6. The notification for authorization may also be done electronically.
In such a case the Company shall be notified by the receipt on the following electronic address:
ir@bulgariaholding.com of a notification signed by an universal electronic signature (within the meaning of
the Act on the electronic document and the electronic signature) of the authorizing shareholder (for the
natural persons) or of the legal representative of the authorizing shareholder (for the legal persons).

The authorizer shall enclose to the electronic notification scanned originals of the: the proxy certified by a
notary and executed pursuant to the sample approved by the Company, a certificate of the current registration
issued not earlier than 3 months prior to the date of the General Meeting, whereas if these documents are in a
foreign language they should be presented together with the certified translation into Bulgarian in
compliance with the current Bulgarian law (Rules on the legalization, certification and translation of
documents and other papers) and all electronic images of documents should be signed with the universal
electronic signature of the authorizing shareholder (for the natural persons) or of the legal representative of
the authorizing shareholder (for the legal persons).
7. A form /sample/ of the proxy for representation of a shareholder in the General Meeting shall be presented
to the shareholders together with the materials for the General Meeting of Shareholders.
8. All proxies plus their accompanying documents should be received on the following address: Sofia City,
47 Vassil Levski Blvd., or at the following email address ir@bulgariaholding.com within 2 working days
prior to the day of the General Meeting - 23.06.2010 and 24.06.2010, but till 4 p. m. on 24.06.2010 at the
latest.
9. If the proxy is issued in a foreign language, it shall be presented to the Company together with the
certified translation into Bulgarian in accordance with the current Bulgarian legislation (Rules on the
legalization, certification and translation of documents and other papers)
10. Withdrawal of an authorization for which the Company has been duly notified should be done in
compliance with the respective statutory procedure.
11. Re-authorization with the rights of the proxy, as well as a proxy given in violation of the above said rules
shall be deemed void.
12. Voting by correspondence and electronically shall not be allowed.

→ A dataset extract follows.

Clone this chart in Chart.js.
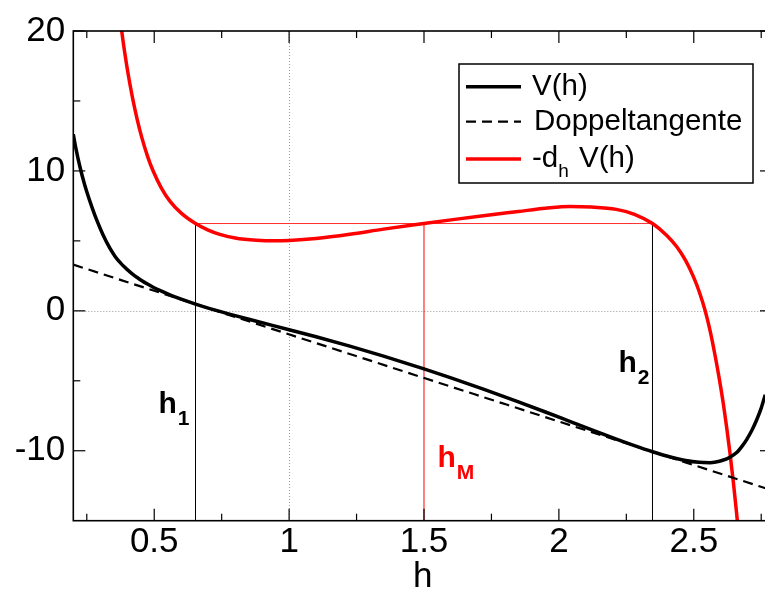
<!DOCTYPE html>
<html>
<head>
<meta charset="utf-8">
<script src="https://cdn.jsdelivr.net/npm/chart.js@4"></script>
<style>
  html, body { margin: 0; padding: 0; overflow: hidden; background: #fff; }
  canvas { display: block; }
</style>
</head>
<body>
<canvas id="chart" width="772" height="592"></canvas>
<script>
// V(h), Doppeltangente und -d_h V(h)

const hV = [0.2, 0.21, 0.225, 0.24, 0.25, 0.27, 0.287, 0.31, 0.336, 0.355, 0.37, 0.379, 0.39, 0.398,
            0.41, 0.422, 0.437, 0.453, 0.475, 0.496, 0.525, 0.558, 0.6, 0.653, 0.7, 0.8, 0.879, 1.0,
            1.1, 1.225, 1.35, 1.5, 1.6, 1.72, 1.85, 1.95, 2.04, 2.12, 2.213, 2.28, 2.347, 2.4, 2.47,
            2.52, 2.56, 2.61, 2.634, 2.659, 2.68, 2.696, 2.715, 2.733, 2.75, 2.765];
const V = [12.62, 11.58, 10.26, 9.15, 8.51, 7.36, 6.48, 5.44, 4.46, 3.89, 3.53, 3.34, 3.13, 2.98,
           2.78, 2.59, 2.38, 2.17, 1.91, 1.69, 1.42, 1.14, 0.83, 0.48, 0.198, -0.343, -0.744, -1.348,
           -1.857, -2.527, -3.239, -4.148, -4.786, -5.59, -6.504, -7.231, -7.897, -8.489, -9.168, -9.638, -10.074, -10.38, -10.70,
           -10.83, -10.85, -10.66, -10.46, -10.13, -9.65, -9.2, -8.55, -7.8, -6.95, -6.0];

const hF = [0.37, 0.379, 0.39, 0.398, 0.41, 0.422, 0.437, 0.453, 0.475, 0.496, 0.525, 0.558, 0.6, 0.653,
            0.7, 0.743, 0.8, 0.879, 0.95, 1.0, 1.1, 1.225, 1.35, 1.5, 1.6, 1.72, 1.85, 1.95, 2.04, 2.12,
            2.213, 2.28, 2.347, 2.4, 2.437, 2.47, 2.499, 2.52, 2.542, 2.56, 2.579, 2.595, 2.61, 2.622,
            2.634, 2.647, 2.659, 2.668];
const F = [21.51, 20.07, 18.53, 17.53, 16.19, 14.99, 13.67, 12.45, 11.06, 9.99, 8.83, 7.84, 6.98, 6.24,
           5.77, 5.46, 5.2, 5.04, 5.0, 5.03, 5.17, 5.47, 5.84, 6.24, 6.5, 6.8, 7.1, 7.33, 7.46, 7.42,
           7.25, 6.9, 6.24, 5.39, 4.58, 3.59, 2.43, 1.38, 0.02, -1.38, -3.19, -4.9, -6.7, -8.34,
           -10.14, -12.29, -14.51, -16.31];

const hT = [0.2, 2.79];
const T = [3.30, -12.83];

const h1 = 0.653, h2 = 2.347, hM = 1.5;
const plateau = 6.24;

const xRange = [0.2, 2.79];
const yRange = [-15, 20];
const xTicks = [0.5, 1, 1.5, 2, 2.5];
const xTickLabels = ['0.5', '1', '1.5', '2', '2.5'];
const xMinor = [0.25, 0.75, 1.25, 1.75, 2.25, 2.75];
const yTicks = [-10, 0, 10, 20];
const yTickLabels = ['-10', '0', '10', '20'];
const yMinor = [-5, 5, 15];
const xZero = [1];
const yZero = [0];

const toXY = (xs, ys) => xs.map((x, i) => ({ x: x, y: ys[i] }));

const FONT = 'Liberation Sans, Arial, sans-serif';

function line(ctx, x1, y1, x2, y2) {
    ctx.beginPath();
    ctx.moveTo(x1, y1);
    ctx.lineTo(x2, y2);
    ctx.stroke();
}

// frame, inward ticks, zero lines, h labels and legend
const decor = {
    id: 'decor',
    beforeDatasetsDraw(chart) {
        const { ctx, chartArea: a, scales: { x, y } } = chart;
        ctx.save();
        ctx.strokeStyle = '#9a9a9a';
        ctx.lineWidth = 1;
        ctx.setLineDash([1, 2]);
        xZero.forEach(v => {
            const px = Math.round(x.getPixelForValue(v)) + 0.5;
            line(ctx, px, a.top, px, a.bottom);
        });
        yZero.forEach(v => {
            const py = Math.round(y.getPixelForValue(v)) + 0.5;
            line(ctx, a.left, py, a.right, py);
        });
        ctx.restore();
    },
    afterDatasetsDraw(chart) {
        const { ctx, chartArea: a, scales: { x, y } } = chart;
        ctx.save();
        ctx.strokeStyle = '#000';
        ctx.lineWidth = 1.2;

        const tickSet = (vals, len) => {
            vals.forEach(v => {
                const px = x.getPixelForValue(v);
                line(ctx, px, a.bottom, px, a.bottom - len);
                line(ctx, px, a.top, px, a.top + len);
            });
        };
        const tickSetY = (vals, len) => {
            vals.forEach(v => {
                const py = y.getPixelForValue(v);
                line(ctx, a.left, py, a.left + len, py);
                line(ctx, a.right, py, a.right - len, py);
            });
        };
        tickSet(xTicks, 12);
        tickSet(xMinor, 7);
        tickSetY(yTicks, 12);
        tickSetY(yMinor, 7);

        ctx.lineWidth = 1.6;
        ctx.strokeRect(a.left, a.top, a.right - a.left, a.bottom - a.top);

        // h1, h2, hM labels
        const labels = [
            { sub: '1', at: h1, dx: -37, yv: -7.3, color: '#000' },
            { sub: '2', at: h2, dx: -34, yv: -4.36, color: '#000' },
            { sub: 'M', at: hM, dx: 13.4, yv: -11.14, color: '#ff0000' }
        ];
        ctx.textBaseline = 'alphabetic';
        ctx.textAlign = 'left';
        labels.forEach(l => {
            const px = x.getPixelForValue(l.at) + l.dx;
            const py = y.getPixelForValue(l.yv);
            ctx.fillStyle = l.color;
            ctx.font = 'bold 30px ' + FONT;
            ctx.fillText('h', px, py);
            const w = ctx.measureText('h').width;
            ctx.font = 'bold 21px ' + FONT;
            ctx.fillText(l.sub, px + w + 1, py + 12);
        });

        // legend
        const lx = 459, ly = 64, lw = 294, lh = 119;
        ctx.fillStyle = '#fff';
        ctx.fillRect(lx, ly, lw, lh);
        ctx.strokeStyle = '#000';
        ctx.lineWidth = 1.5;
        ctx.strokeRect(lx, ly, lw, lh);

        const ds = chart.data.datasets;
        const rows = [
            { d: ds[0], y: 86.7 },
            { d: ds[1], y: 121.7 },
            { d: ds[2], y: 159 }
        ];
        rows.forEach(r => {
            ctx.strokeStyle = r.d.borderColor;
            ctx.lineWidth = r.d.borderWidth;
            ctx.setLineDash(r.d.borderDash || []);
            line(ctx, 466, r.y, 521, r.y);
        });
        ctx.setLineDash([]);
        ctx.fillStyle = '#000';
        ctx.font = '29.5px ' + FONT;
        ctx.fillText('V(h)', 532, 95);
        ctx.fillText('Doppeltangente', 534, 130);
        ctx.fillText('-d', 532, 167);
        let tx = 532 + ctx.measureText('-d').width;
        ctx.font = '19px ' + FONT;
        ctx.fillText('h', tx, 176.5);
        tx += ctx.measureText('h').width;
        ctx.font = '29.5px ' + FONT;
        ctx.fillText(' V(h)', tx + 2, 167);
        ctx.restore();
    }
};

const curve = {
    showLine: true,
    pointRadius: 0,
    fill: false,
    cubicInterpolationMode: 'monotone',
    clip: 0
};
const thin = {
    showLine: true,
    pointRadius: 0,
    fill: false,
    borderWidth: 1,
    clip: 0
};

new Chart(document.getElementById('chart'), {
    type: 'scatter',
    data: {
        datasets: [
            Object.assign({ label: 'V(h)', data: toXY(hV, V), borderColor: '#000', borderWidth: 3.5 }, curve),
            Object.assign({ label: 'Doppeltangente', data: toXY(hT, T), borderColor: '#000', borderWidth: 2.2,
                            borderDash: [10, 6] }, curve),
            Object.assign({ label: '-d_h V(h)', data: toXY(hF, F), borderColor: '#ff0000', borderWidth: 3.5 }, curve),
            Object.assign({ data: [{ x: h1, y: yRange[0] }, { x: h1, y: plateau }], borderColor: '#000' }, thin),
            Object.assign({ data: [{ x: h2, y: yRange[0] }, { x: h2, y: plateau }], borderColor: '#000' }, thin),
            Object.assign({ data: [{ x: hM, y: yRange[0] }, { x: hM, y: plateau }], borderColor: '#ff0000' }, thin),
            Object.assign({ data: [{ x: h1, y: plateau }, { x: h2, y: plateau }], borderColor: '#ff3030' }, thin)
        ]
    },
    options: {
        responsive: false,
        animation: false,
        devicePixelRatio: 1,
        layout: { padding: { top: 31, right: 0, bottom: 0, left: 0 } },
        elements: { line: { capBezierPoints: false } },
        plugins: {
            legend: { display: false },
            tooltip: { enabled: false }
        },
        scales: {
            x: {
                type: 'linear',
                min: xRange[0],
                max: xRange[1],
                grid: { display: false, drawTicks: false },
                border: { display: false },
                afterBuildTicks: s => { s.ticks = xTicks.map(v => ({ value: v })); },
                afterFit: s => { s.height = 71.3; },
                ticks: {
                    padding: 1,
                    color: '#000',
                    maxRotation: 0,
                    callback: (v, i) => xTickLabels[i],
                    font: { family: FONT, size: 35 }
                },
                title: {
                    display: true,
                    text: 'h',
                    color: '#000',
                    padding: 0,
                    font: { family: FONT, size: 35, lineHeight: 0.86 }
                }
            },
            y: {
                type: 'linear',
                min: yRange[0],
                max: yRange[1],
                grid: { display: false, drawTicks: false },
                border: { display: false },
                afterBuildTicks: s => { s.ticks = yTicks.map(v => ({ value: v })); },
                afterFit: s => { s.width = 73.3; },
                ticks: {
                    padding: 8,
                    color: '#000',
                    callback: (v, i) => yTickLabels[i],
                    font: { family: FONT, size: 35 }
                }
            }
        }
    },
    plugins: [decor]
});
</script>
</body>
</html>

The registration of the shareholders starts at 9 a. m. on 25 June 2010 at the place of holding the General
Meeting of the Shareholders.
To register and participate in the General Meeting the shareholders which are natural persons must present
an identity document. The proxies, when they are legal representatives of the shareholders which are legal
persons must present an identity document and a certified copy of the certificate for current registration
issued not earlier than 3 months prior to the date of the General Meeting, whereas if these documents are in a
foreign language they should be accompanied by a certified translation into Bulgarian in compliance with the
current Bulgarian law (Rules on the legalization, certification and translation of documents and other
papers).

In case of lack of quorum, on the grounds of article 227, paragraph 3 of the Commercial Code, the General
Meeting shall be held on 9 July 2010 at 10 a. m. at the same place and agenda, and it shall be lawful
irrespective of the presented capital. In accordance with article 115b, paragraph 1 of the Public Offering of
Securities Act, only persons entered in as shareholders as of 11 June 2010 shall be entitled to participate and
vote in this session of the General Meeting. The agenda of the new session could not include items under the
procedure of article 223a of the Commercial Code.